Historiquement, l’un des premiers jeux vidéo a été réalisé grâce aux ressources de l'armée américaine[4]. Le jeu commence à exercer une influence significative avec la démocratisation d’Internet à la fin des années 90, mais c’est avec l'avènement des réseaux socionumériques et du Web 2.0 qu’il passe d’un usage récréatif à des fins plus sérieuses. Avec les plateformes, l’expérience utilisateur et le design sont rendus aussi intuitifs que possible, ce qui était déjà une préoccupation des concepteurs des jeux vidéo. La "gamification" signifie ainsi cette transposition d’un langage (narration, décor, construction des personnages, système de récompenses, navigation) vers d’autres domaines comme la sociabilité, l’éducation, le commerce, la médiation culturelle… Le journalisme et la communication n’ont pas été épargnés. Le gaming devient ainsi une manière de raconter des histoires et de donner au public une place active dans la réception des contenus. Les reportages The Uber Game (The Financial Times) ou Bury me, my Love (The Pixel Hunt) en témoignent. Outil pédagogique, notamment dans le domaine historique, le jeu vidéo permet aussi de redonner vie à des mondes antiques disparus tels que l’Egypte des Pharaons reconstituée via des sources historiques dans le jeu Assassin’s Creed Origins. Lors de cette discussion, Romain Gouloumes (journaliste chez 20 minutes), Pascaline Audrey (cofondatrice de Monumentales) et Douglas Alves (enseignant et journaliste) ont démontré que malgré le potentiel des jeux vidéo pour l'apprentissage et l’engagement, certains défis persistent.

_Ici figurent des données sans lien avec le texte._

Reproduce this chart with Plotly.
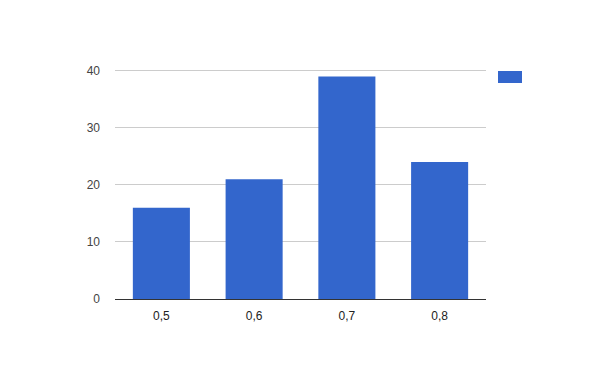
import plotly.graph_objects as go

categories = ["0,5", "0,6", "0,7", "0,8"]
values = [16, 21, 39, 24]
y_ticks = [0, 10, 20, 30, 40]

fig = go.Figure()
fig.add_trace(go.Bar(x=categories, y=values, marker=dict(color="#3366cc", line=dict(width=0)),
                     showlegend=False))

plot_h = 371 - 68 - 72
fig.update_layout(
    width=600, height=371,
    margin=dict(l=115, r=114, t=68, b=72),
    paper_bgcolor="white", plot_bgcolor="white",
    bargap=0.385,
    font=dict(family="Arial, Liberation Sans, sans-serif", size=12, color="#444444"),
    xaxis=dict(showgrid=False, showline=True, linecolor="#333333", linewidth=1,
               ticks="", ticklabelstandoff=6, tickfont=dict(size=12, color="#222222")),
    yaxis=dict(range=[0, 40.5], tickvals=y_ticks, showgrid=True, gridcolor="#cccccc",
               gridwidth=1, zeroline=False, showline=False, ticks="",
               ticklabelstandoff=14, tickfont=dict(size=12, color="#444444")),
)
# legend swatch (legend entry without text)
fig.add_shape(type="rect", xref="paper", yref="paper",
              x0=(498 - 115) / 371, x1=(522 - 115) / 371,
              y0=(299 - 83) / plot_h, y1=(299 - 71) / plot_h,
              fillcolor="#3366cc", line=dict(width=0))

fig.write_html("out.html")
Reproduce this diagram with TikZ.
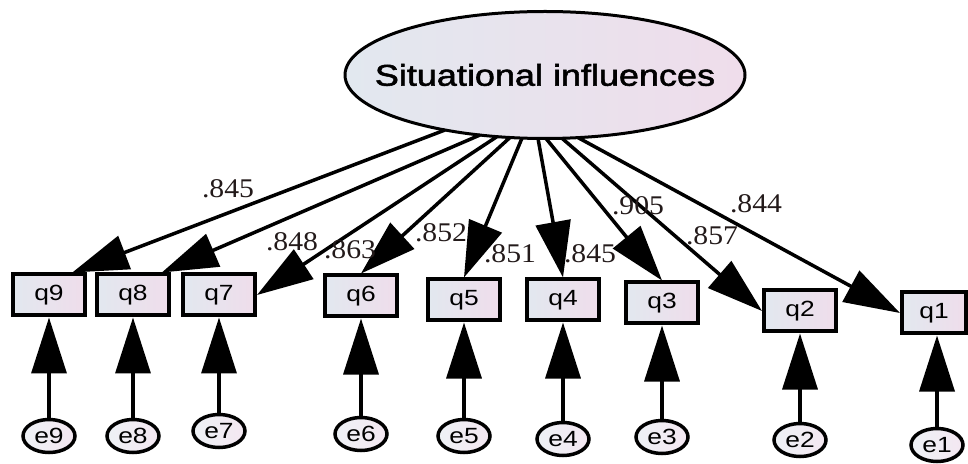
\documentclass[tikz,border=0pt]{standalone}
\usepackage{fontspec}
\usetikzlibrary{arrows.meta}
\newfontfamily\bigsans[FakeStretch=1.2,FakeBold=1.8]{Liberation Sans}
\newfontfamily\smallsans[FakeStretch=1.2]{Liberation Sans}
\newfontfamily\labserif[FakeStretch=1.1]{Liberation Serif}
\definecolor{fillA}{HTML}{E2E8EF}
\definecolor{fillB}{HTML}{EFDDEB}
\definecolor{labc}{HTML}{231A1A}
\tikzset{
  latentshape/.style={draw=black,line width=3pt,left color=fillA,right color=fillB},
  bigtext/.style={inner sep=0pt,font=\bigsans\fontsize{30}{36}\selectfont},
  obs/.style={rectangle,draw=black,line width=4pt,left color=fillA,right color=fillB,
    minimum width=72pt,minimum height=41pt,inner sep=0pt,
    font=\smallsans\fontsize{22}{26}\selectfont},
  errshape/.style={draw=black,line width=3.5pt,left color=fillA!60!white,right color=fillB!70!white},
  errtext/.style={inner sep=0pt,font=\smallsans\fontsize{22}{26}\selectfont},
  lab/.style={font=\labserif\fontsize{27}{30}\selectfont,text=labc,inner sep=0pt},
  arr/.style={line width=3.5pt,-{Triangle[length=56pt,width=35pt]}}
}
\begin{document}
\begin{tikzpicture}[x=1pt,y=1pt]
\useasboundingbox (0,0) rectangle (968,463);
% latent variable
\coordinate (Sc) at (545,463-75);
\path[latentshape] (Sc) ellipse [x radius=200pt, y radius=63.5pt];
\node[bigtext] (S) at (Sc) {Situational influences};
% start points on the ellipse border
\foreach \n/\px/\py in {9/445/130,8/480/135,7/497/136.6,6/510/137.5,5/522/138.1,4/538/138.5,3/546/138.5,2/562/138.3,1/578/137.6}{
  \coordinate (s\n) at (\px,463-\py);
}
% observed
\node[obs] (q9) at (49,463-295) {q9};
\node[obs] (q8) at (133,463-295) {q8};
\node[obs] (q7) at (219,463-295) {q7};
\node[obs] (q6) at (361,463-296) {q6};
\node[obs] (q5) at (464,463-300) {q5};
\node[obs] (q4) at (563,463-300) {q4};
\node[obs] (q3) at (662,463-303) {q3};
\node[obs] (q2) at (800,463-311) {q2};
\node[obs,minimum width=64pt] (q1) at (934,463-313) {q1};
% errors
\foreach \i/\px/\py in {9/49/436,8/133/436,7/219/431,6/361/434,5/464/436,4/563/439,3/662/437,2/800/440,1/937/445}{
  \path[errshape] (\px,463-\py) ellipse [x radius=26pt, y radius=16.5pt];
  \node[errtext] (e\i) at (\px,463-\py) {e\i};
  \coordinate (et\i) at (\px,463-\py+18.25);
}
% loadings
\draw[arr] (s9) -- (q9.44);
\draw[arr] (s8) -- (q8.38);
\draw[arr] (s7) -- (q7.east);
\draw[arr] (s6) -- (q6.north);
\draw[arr] (s5) -- (q5.north);
\draw[arr] (s4) -- (q4.north);
\draw[arr] (s3) -- (q3.north);
\draw[arr] (s2) -- (q2.west);
\draw[arr] (s1) -- (q1.west);
% error arrows
\foreach \i in {1,...,9}{
  \draw[arr] (et\i) -- (et\i |- q\i.south);
}
% labels
\node[lab] (l9) at (228,463-189) {.845};
\node[lab] (l8) at (292,463-242) {.848};
\node[lab] (l6) at (350,463-250) {.863};
\node[lab] (l5) at (441,463-233) {.852};
\node[lab] (l4) at (510,463-254) {.851};
\node[lab] (l3) at (590,463-254) {.845};
\node[lab] (l2) at (638,463-206) {.905};
\node[lab] (l1) at (712,463-236) {.857};
\node[lab] (l0) at (756,463-204) {.844};
\end{tikzpicture}
\end{document}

Une réflexion sur une éventuelle déontologie des jeux vidéo émerge, soulignant la nécessité d'une approche éthique dans ce domaine en pleine expansion.
Table ronde « Les cartes au centre du gameplay » avec Romain Gouloumes, Pascaline Audrey et Douglas Alves ©jeremypaolini
La cartographie numérique au service d’un usage social ?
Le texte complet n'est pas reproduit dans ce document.